Winners in sectors: banks and technology

As for rising yields, strategists including JPMorgan’s Mislav Matejka7 say there is a sector that stands to benefit directly from higher interest rates: banks.

The changing monetary landscape would prove a tailwind for an industry that’s underperformed in the aftermath of the global financial crisis, amid low interest rates and stricter capital rules. The EURO STOXX® Banks index has risen 75% since March 2009, around half the 145% advance for the benchmark EURO STOXX 50.

Will the tech boom prove durable?

Technology was the steadfast locomotive of equity gains in 2017 and money managers including UBS Wealth Management say the sector’s momentum may continue.8

UBS expects gains for the US technology sector given its projected 2018 earnings growth of between 12% and 13%. The firm’s strategists say that while technology stocks trade at a 7.5% premium to the market, the sector’s 25-year premium average has been 22%.

The STOXX Global 1800 Technology index rose 38% in 2017, excluding dividends.

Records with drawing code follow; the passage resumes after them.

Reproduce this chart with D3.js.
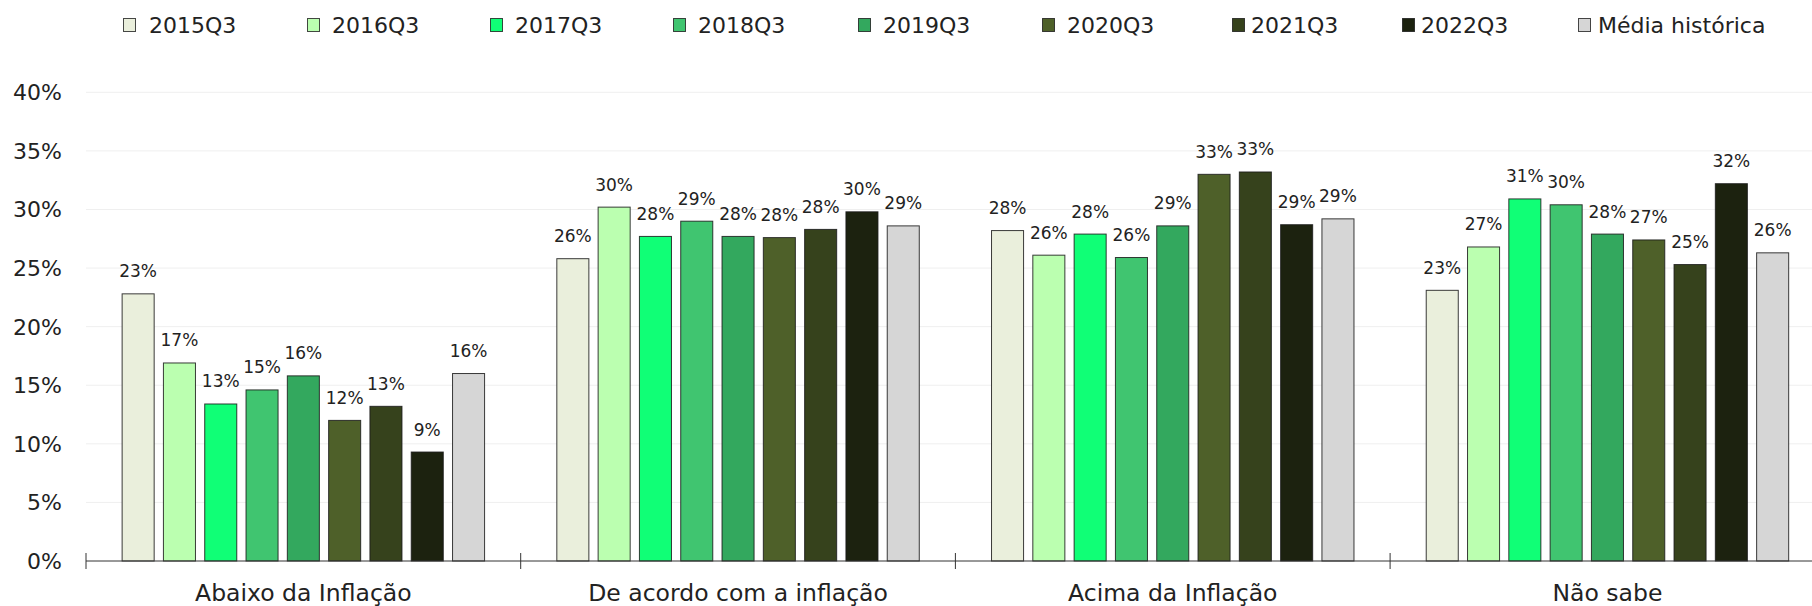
<!DOCTYPE html>
<html>
<head>
<meta charset="utf-8">
<script src="https://cdn.jsdelivr.net/npm/d3@7"></script>
<style>
  html, body { margin: 0; padding: 0; background: #fff; }
  svg { display: block; font-family: "DejaVu Sans", sans-serif; }
</style>
</head>
<body>
<svg id="chart" width="1812" height="606"></svg>
<script>
// Categories of salary adjustment expectation
const categories = ["Abaixo da Inflação", "De acordo com a inflação", "Acima da Inflação", "Não sabe"];

// Survey waves (series) and the historical mean
const series = ["2015Q3", "2016Q3", "2017Q3", "2018Q3", "2019Q3", "2020Q3", "2021Q3", "2022Q3", "Média histórica"];

// Share of respondents (%) per category, one array per series
const v2015Q3 = [22.8, 25.8, 28.2, 23.1];
const v2016Q3 = [16.9, 30.2, 26.1, 26.8];
const v2017Q3 = [13.4, 27.7, 27.9, 30.9];
const v2018Q3 = [14.6, 29.0, 25.9, 30.4];
const v2019Q3 = [15.8, 27.7, 28.6, 27.9];
const v2020Q3 = [12.0, 27.6, 33.0, 27.4];
const v2021Q3 = [13.2, 28.3, 33.2, 25.3];
const v2022Q3 = [9.3, 29.8, 28.7, 32.2];
const vMedia  = [16.0, 28.6, 29.2, 26.3];

const seriesValues = [v2015Q3, v2016Q3, v2017Q3, v2018Q3, v2019Q3, v2020Q3, v2021Q3, v2022Q3, vMedia];

// Y axis ticks
const yTicks = [0, 5, 10, 15, 20, 25, 30, 35, 40];

const colors = ["#eaefdc", "#bbffb0", "#10ff76", "#40c570", "#33a85e", "#4e6029", "#36421c", "#1c220f", "#d6d6d6"];

const W = 1812;
const svg = d3.select("#chart");

const plotLeft = 86, plotBottom = 561, plotTop = 92.3;
const bandW = 434.7;

const x0 = d3.scaleBand().domain(categories).range([plotLeft, plotLeft + bandW * categories.length]).padding(0);
const x1 = d3.scaleBand().domain(series).range([0, x0.bandwidth()]).paddingInner(0.2).paddingOuter(0.8625);
const y = d3.scaleLinear().domain([0, 40]).range([plotBottom, plotTop]);
const color = d3.scaleOrdinal().domain(series).range(colors);

// Horizontal gridlines
svg.append("g").selectAll("line")
  .data(yTicks.filter(t => t > 0))
  .join("line")
  .attr("x1", plotLeft).attr("x2", W)
  .attr("y1", d => y(d)).attr("y2", d => y(d))
  .attr("stroke", "#efefef").attr("stroke-width", 1);

// Y tick labels
svg.append("g").selectAll("text")
  .data(yTicks)
  .join("text")
  .attr("x", 62).attr("y", d => y(d) + 8)
  .attr("text-anchor", "end")
  .attr("font-size", 22).attr("fill", "#222")
  .text(d => d + "%");

// Bars grouped by category
const rows = categories.map((c, i) => ({ cat: c, vals: series.map((s, j) => ({ s, v: seriesValues[j][i] })) }));

const groups = svg.append("g").selectAll("g")
  .data(rows)
  .join("g")
  .attr("transform", d => `translate(${x0(d.cat)},0)`);

groups.selectAll("rect")
  .data(d => d.vals)
  .join("rect")
  .attr("x", d => x1(d.s) + 0.5)
  .attr("y", d => y(d.v))
  .attr("width", x1.bandwidth() - 1)
  .attr("height", d => plotBottom - y(d.v))
  .attr("fill", d => color(d.s))
  .attr("stroke", "#1a1a1a").attr("stroke-opacity", 0.85).attr("stroke-width", 1);

groups.selectAll("text")
  .data(d => d.vals)
  .join("text")
  .attr("x", d => x1(d.s) + x1.bandwidth() / 2)
  .attr("y", d => y(d.v) - 16.5)
  .attr("text-anchor", "middle")
  .attr("font-size", 17).attr("fill", "#222")
  .text(d => Math.round(d.v) + "%");

// X axis line with boundary ticks
svg.append("line")
  .attr("x1", plotLeft).attr("x2", W)
  .attr("y1", plotBottom).attr("y2", plotBottom)
  .attr("stroke", "#333").attr("stroke-width", 1);

svg.append("g").selectAll("line")
  .data(categories)
  .join("line")
  .attr("x1", d => x0(d)).attr("x2", d => x0(d))
  .attr("y1", plotBottom - 8).attr("y2", plotBottom + 8)
  .attr("stroke", "#333").attr("stroke-width", 1);

svg.append("g").selectAll("text")
  .data(categories)
  .join("text")
  .attr("x", d => x0(d) + x0.bandwidth() / 2)
  .attr("y", 601)
  .attr("text-anchor", "middle")
  .attr("font-size", 23.5).attr("fill", "#222")
  .text(d => d);

// Legend
const legendX = [123, 307, 490, 673, 858, 1042, 1232, 1402, 1578];
const legendTextGap = [26, 25, 25, 25, 25, 25, 19, 19, 20];
const legend = svg.append("g").selectAll("g")
  .data(series)
  .join("g")
  .attr("transform", (d, i) => `translate(${legendX[i]},0)`);

legend.append("rect")
  .attr("x", 0.5).attr("y", 18.5)
  .attr("width", 12).attr("height", 13)
  .attr("fill", d => color(d))
  .attr("stroke", "#1a1a1a").attr("stroke-opacity", 0.8).attr("stroke-width", 1);

legend.append("text")
  .attr("x", (d, i) => legendTextGap[i])
  .attr("y", 32.5)
  .attr("font-size", 22).attr("fill", "#222")
  .text(d => d);
</script>
</body>
</html>
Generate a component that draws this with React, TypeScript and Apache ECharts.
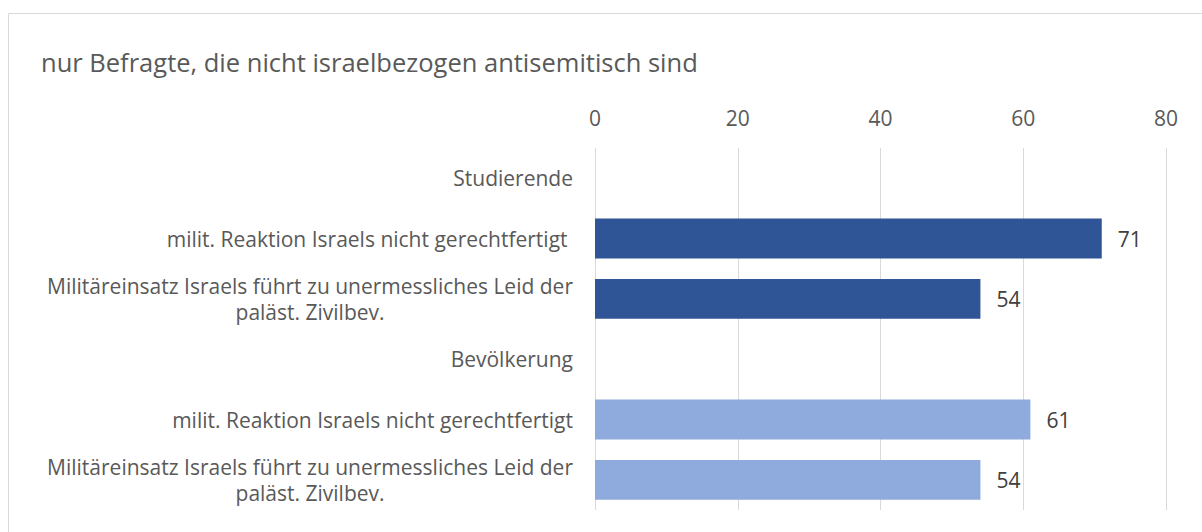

Our 2018 outlook series will in coming articles look into the increasingly popular topics of thematic, infrastructure and sustainability investing, as well as into factor-investing approaches. All of them may continue to garner attention in the new year.

Featured Indices

1 JPMorgan, Citigroup, UBS and Deutsche Bank.
2 Price return, EUR.
3 Goldman Sachs, Citigroup, UBS, Credit Suisse and Bank of America.
4 Price return, USD.
5 Fidelity, ‘CIO Outlook 2018,’ Dec. 5, 2017.
6 Deutsche Bank Research, ‘European Equity Strategy,’ Nov. 15, 2017.
7 JPMorgan Cazenove, ‘Equity Strategy,’ Dec. 4, 2017.
8 UBS House View, Europe Chief Investment Officer WM, ‘Year Ahead 2018.’